JAL Targets FY07 Profit After Improved Full Year Performance
By Geoffrey Thomas, ATW Daily News | May 10, 2007
A significantly improved operating result helped Japan Airlines Corp. narrow its net loss for the fiscal year ended March 31 to 16.2 billion yen (US$135.1 million) from 47.2 billion yen in the prior year, although the bottom line was hurt by the removal of a 54.4 billion yen deferred tax asset from the balance sheet and an extraordinary loss of 6 billion yen from a special early retirement program launched in March.

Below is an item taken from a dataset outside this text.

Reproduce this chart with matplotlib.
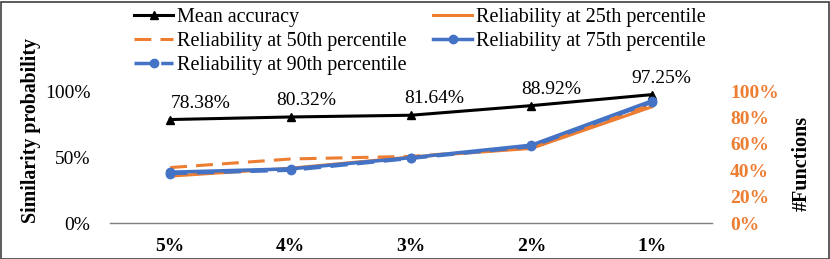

JAL credited network restructuring, cost-cutting and rising yields from international premium traffic for its reversal of operating fortune as it reported a 22.9 billion yen profit compared to a 26.8 billion yen deficit in FY05. Operating revenue climbed 4.6% to 2.3 trillion yen, driven by a 5% lift in international passenger revenue to 724.8 billion yen and recovering domestic demand, with sales up 1.6% year-over-year to 675.6 billion yen. International passenger yield jumped 13.1%. Continued cost-cutting, including a 10% wage reduction, held the increase in operating expense to just 2.3% to 2.28 trillion yen even as the fuel bill climbed 11.6%.
JAL found that passenger demand was particularly strong on short- and medium-haul routes, such as Korea and Southeast Asia services, as well as China where it boosted frequencies and enjoyed its largest traffic and capacity increases. International network restructuring has been a key platform for recovery and featured an emphasis on high-profit routes, suspension of low-profit routes and aircraft downsizing. On the domestic front the carrier launched various promotional campaigns while introducing its Class J domestic business class on some aircraft.
Total traffic fell 7.2% to 62.6 billion RPKs against a 9.5% decline in capacity to 87.99 billion ASKs, lifting load factor 1.7 points to 71.1%.
In the fourth fiscal quarter JAL lost 6.8 billion yen, narrowed from a 24.1 billion yen deficit in the year-ago quarter, on a 7.1% rise in revenue to 567.7 billion yen. Operating result swung to a 28.7 billion yen profit from a 25.9 billion yen loss. It is targeting a full-year profit for the 12 months ending March 31, 2008, forecasting 7 billion yen in net income on 2.2 trillion yen in revenue and an operating profit of 35 billion yen.